Portland, Ore., designer Daniel Quasar calls this a “reboot” of the original gay pride flag on his Kickstarter page where he’s raised more than $25,000 to bring his new pride flag to fruition. LGBTQ activists had already updated the flag in 2017 with black and brown stripes to represent people of color and racism. Quasar’s reboot includes those ideas as well as people living with and dying from AIDS (also represented by the color black), and the colors of the trans community flag. The arrow shape and positioning is equally significant. “The arrow points to the right to show forward movement, while being along the left edge shows that progress still needs to be made,” Quasar says on his Kickstarter.

 

Lesbian Flag There have been many versions of flags representing lesbians — the L in LGBTQ+. One design repurposed the symbol that the Nazis forced lesbians to wear during the Holocaust. Another featured a cheeky lipstick kiss that alienated “butch” lesbians. Last year, Emily Gwen, a 24-year-old from Australia who tweets as @diabolicdyke, designed a new lesbian flag (pictured here).

“Despite featuring prominently in the acronym, lesbians too have been made to feel unwelcome and uncomfortable in 'gay' spaces, where unchecked misogyny is allowed to fester,” Carrie Lyell, editor of DIVA magazine told Cosmopolitan magazine. DIVA is Europe's best-selling magazine for lesbians and bi women. “That’s just one of the reasons that having our own colours is important."

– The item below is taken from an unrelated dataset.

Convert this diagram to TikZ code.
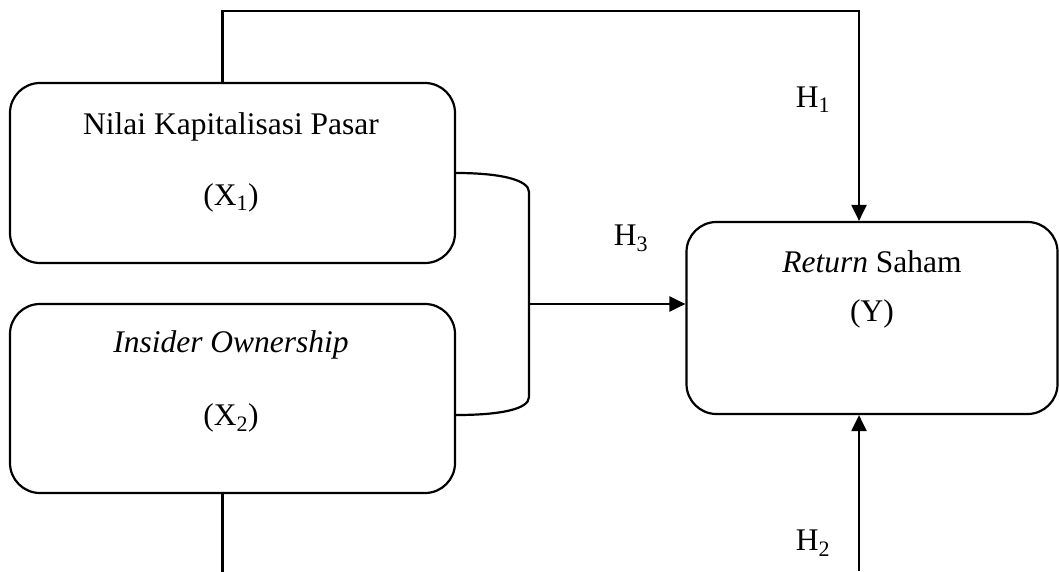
\documentclass[tikz,border=0pt]{standalone}
\usepackage{fontspec}
\setmainfont{Liberation Serif}
\usetikzlibrary{arrows.meta}

\begin{document}
\begin{tikzpicture}[
    x=1pt, y=-1pt,
    kotak/.style={draw, rounded corners=30pt, line width=2.2pt, inner sep=0pt},
    teks/.style={anchor=base, inner sep=0pt, font=\fontsize{31.5}{38}\selectfont},
    garis/.style={line width=2.2pt},
    panah/.style={garis, -{Triangle[length=16pt,width=15pt]}},
  ]
  \useasboundingbox (0,0) rectangle (1059,571);
  % kotak variabel
  \node[kotak, minimum width=445pt, minimum height=180pt] (x1) at (232.5,173) {};
  \node[kotak, minimum width=445pt, minimum height=189pt] (x2) at (232.5,398.5) {};
  \node[kotak, minimum width=371pt, minimum height=192pt] (y) at (872,318) {};
  % isi kotak
  \node[teks] (x1a) at (231,134) {Nilai Kapitalisasi Pasar};
  \node[teks] (x1b) at (231,205) {(X\textsubscript{1})};
  \node[teks] (x2a) at (231,352) {\textit{Insider Ownership}};
  \node[teks] (x2b) at (231,425) {(X\textsubscript{2})};
  \node[teks] (ya) at (872,272) {\textit{Return} Saham};
  \node[teks] (yb) at (872,321) {(Y)};
  % hipotesis
  \node[teks] (h1) at (813,107) {H\textsubscript{1}};
  \node[teks] (h3) at (631,245) {H\textsubscript{3}};
  \node[teks] (h2) at (813,550) {H\textsubscript{2}};
  % kurung gabungan X1 dan X2
  \coordinate (ka) at (529,192);
  \coordinate (kb) at (529,397);
  \coordinate (kt) at (529,304);
  \coordinate (bawah) at (859,571);
  \draw[garis] (x1.east) .. controls +(45,0) and +(0,-12) .. (ka) -- (kb)
    .. controls +(0,12) and +(45,0) .. ([yshift=-16.5pt]x2.east);
  % panah
  \draw[panah] ([xshift=-10pt]x1.north) -- ++(0,-71) -| ([xshift=-13pt]y.north);
  \draw[panah] (kt) -- (kt -| y.west);
  \draw[garis] ([xshift=-10pt]x2.south) -- ++(0,80);
  \draw[panah] (bawah) -- ([xshift=-13pt]y.south);
\end{tikzpicture}
\end{document}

What the colors of the flag mean: dark orange = gender non-conformity; orange = independence and freedom; light orange = community; white = unique relationships to womanhood; light pink = serenity and peace; pink = love and sex; dark pink = femininity.

 

Bisexual Flag Designed by activist Michael Page in 1998, the bisexual flag was made to better represent the bisexual community — the B in LGBTQ+ — people who are attracted to men and women. The flag was designed with a deliberate overlap of the traditional colors for males and females, signifying the attraction to both. What the colors of the flag mean: pink = same-sex attraction; purple = attraction to both sexes; blue = opposite-sex attraction.

 

Love really is love. Happy Pride!

 

Transgender Flag

Flying for the T in LGBTQ+, this flag represents the trans (a.k.a. transgender) community — people who identify with the opposite gender from which they were born. It was designed by transgender woman and Navy veteran Monica Helms in 1999. Helms has said it makes no difference which way the flag is flown, “it is always correct, signifying us finding correctness in our lives.” What the colors of the flag mean: light blue = traditional color for baby boys; light pink = traditional color for baby girls; white = intersex, transitioning or gender-neutral.


 

Asexual Flag Created by the Asexual Visibility and Education Network (AVEN) for the purpose of “hav[ing] a symbol that belongs to all of us.,” the flag was inspired by the network’s logo. What the colors of the flag mean: black = asexuality, feeling no sexual attraction; gray = graysexuality, occasional sexual attraction, and demisexuality, attraction with emotional connection; white = sexuality; purple = community.


 

Genderfluid Flag Created by J.J. Poole in 2012, this flag represents those that do not identify with one gender but rather a gender identity that transitions between male, female or elsewhere on the gender spectrum. What the colors of the flag mean: pink = femininity; white = all genders; mulberry = femininity and masculinity; black = lack of gender; blue = masculinity.


 

Non-binary Flag

Seventeen-year-old activist Kye Rowan wanted a flag that better represented the non-gender-conforming community, so he designed this flag in 2014. People in the non-binary community don’t identify as male or female, and they usually prefer using gender-neutral pronouns “they” and “them” rather than “he” or “she.” What the colors of the flag mean: yellow = genders beyond the gender binary; white = those that identify with many or all genders; purple = genders that blur the line between male and female or combine the two; black = those that don’t identify with any gender (i.e. agender).

 

Pansexual Flag

No one’s quite sure who designed this flag, which popped up online around 2010. It flies for those who are all about connecting with people of every stripe: men, women, trans men, trans women, people who don’t identify with either gender and people who identify with every gender. Actor Dan Levy’s fictional character on Schitt’s Creek summed it up in what is quite possibly the best explanation of pansexuality ever when he shared his preferences with Stevie, saying “I like the wine, not the label.”


What the colors of the flag mean: magenta = attraction to those who identify as female; cyan = attraction to those that identify as male; yellow = attraction to those that identify as both or neither.